Coisas tão mais simples, meu Deus!, que me faziam tão feliz.
Eu consigo vagamente me lembrar de quando a nossa casa ainda tinha goteiras no telhado, que quando chovia eu sentia respingos de água caindo em mim.
Lembra das trovoadas que um ano deu lá no nosso bairro?
Teve gente achando que era a volta de Jesus... haha.
Meu amor, não estamos sós.

Estou chorando e me sinto extremamente só. Perdi todas as minhas noites e não foi em vão.
Chorei por você, por nós, lamentei o nosso amor perdido, o nossos laços cortados. Sofri.

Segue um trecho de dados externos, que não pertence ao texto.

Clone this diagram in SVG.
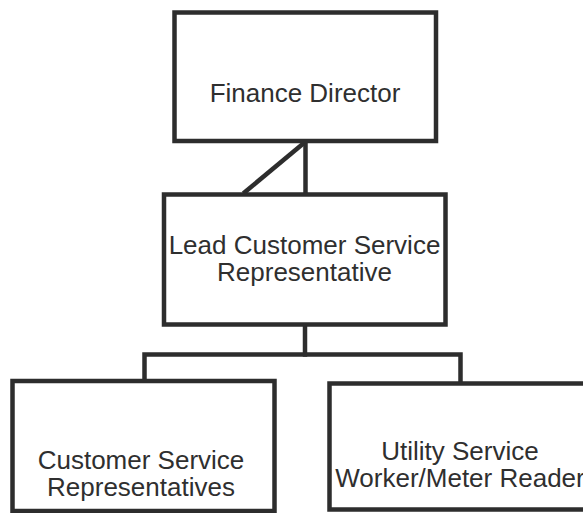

E eu não sei se estou certa, mas errada sei que não estou. Pelo menos não por completo,
porque eu acho que valeu à pena cada lágrima derramada. Foram 15 anos investidos pra isso.
Levo lembranças, traumas... tudo dentro de mim. E talvez seja isso tudo que me faça ser uma boa escritora.
Ouvi dizer outro dia que os melhores escritores foram os que mais sofreram dores no coração na vida. Sabia disso? Eu também não sabia...
Me falaram outro dia desses.
Eu não achei uma coisa bonita de se dizer, eu não me acho infeliz, por completo.
Muitas vezes o coração não consegue compreender... o que a mente não faz questão e nem tem forças pra obedecer.

Se o futuro assim permitir, não pretendo viver em vão.

No final das contas, eu só quero que você saiba que te amo. Que te amo muito e te levo no peito, por onde eu for, pai.

Meu amor, temos um ao outro e isso não foi uma escolha nossa. Aconteceu.

Vai saber!?... Vai dar jeito na vida!

Um beijo cheio de amor e lembranças falhas e carinhosas.